Twitter cascade datasets
Description
This repository contains a set of Twitter datasets containing metadata of tweets and retweets posted during specific events such as 2015 Nepal Earthquake, IPL 2018, 15-M movement in Spain and also tweets posted by celebrity such as Lady Gaga and her followers. The details of each dataset are as follows:
1. 2015 Nepal Earthquake: This folder contains the list of follower IDs of a user per line in "followers_network". The files "timeseries.txt" and "userseries.txt" contains the sorted timestamp of retweets and sorted sequence of retweeting users for a cascade, per line.
2. IPL 2018: This folder contains sequence of inter-retweet time intervals for every cascade per line in the file "cascade-intervals-IPL.txt".
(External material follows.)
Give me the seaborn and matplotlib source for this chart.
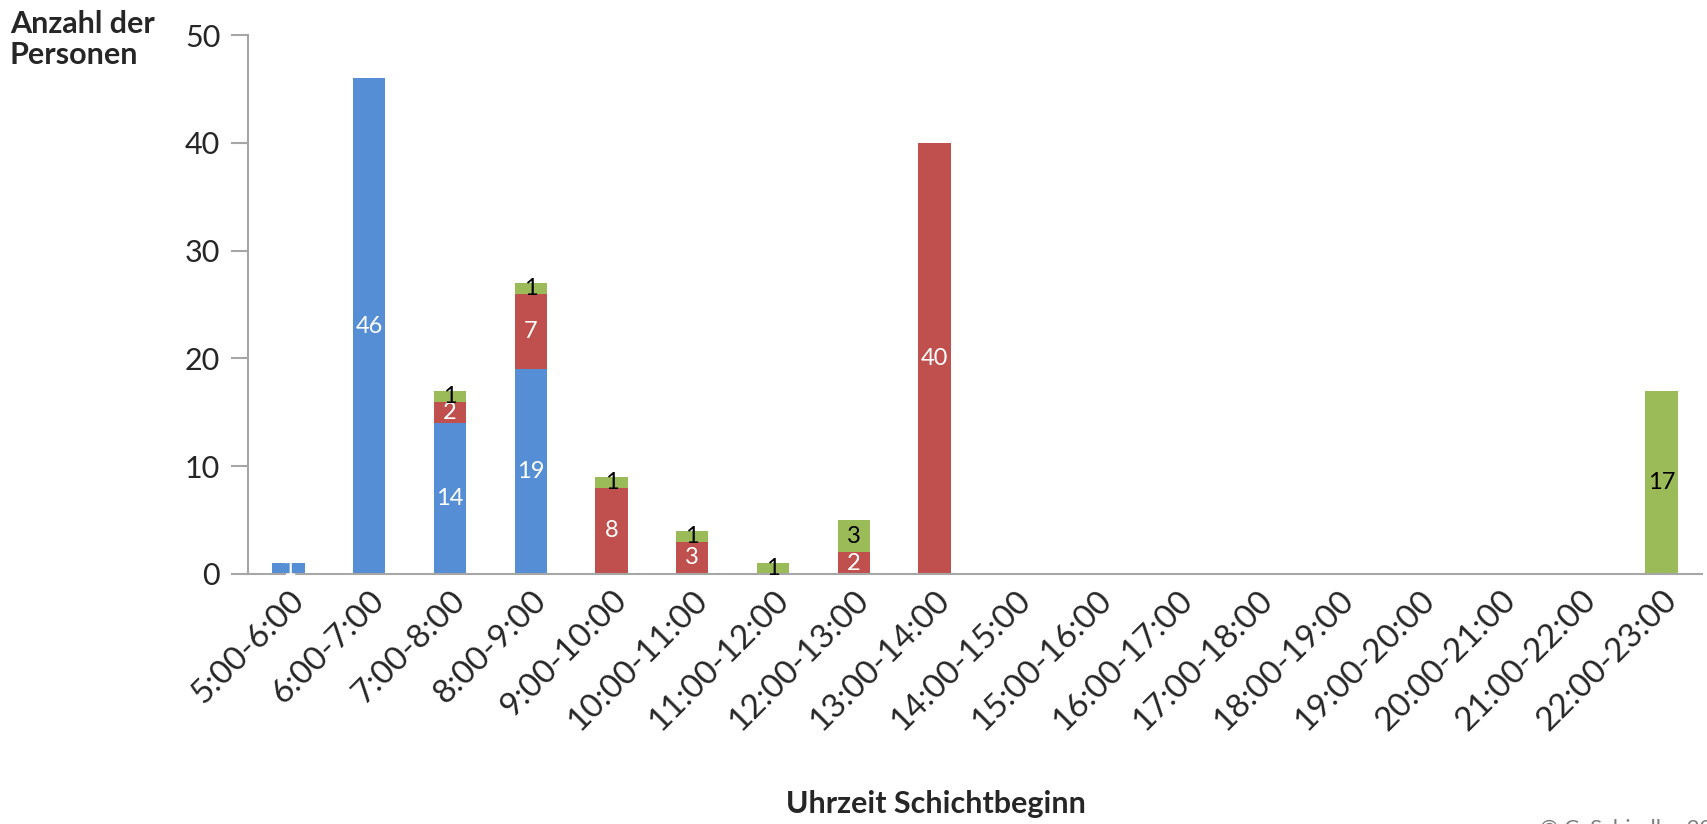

3. 15-M: This folder contains a .csv and .txt file containing tweet metadata for a tweet per line in the following format:
idt;segs;hashtags;mentions
where idt - tweet ID, segs - segment number of the tweet, hashtags - set of hashtags separated by whitespace that were used in the tweet text, mentions - IDs of users mentioned in the tweet text
4. Lady Gaga: This folder contains metadata of tweets and retweets in the following format:
User_Name
Tweet_ID
Time
Via
retweet_from
reply_to_user reply_to_tweet(if not reply, just "-1")
content
Number_of_link_in_tweet
type_of_link1 link1
type_of_link2 link2
type_of_link3 link3
...
Tweets were crawled for the users related to "Lady Gaga”, and randomly collected 10,000 of her followers from Jan1, 2010 to Oct, 2010 and from Oct 1, 2010 to Jan 15, 2010.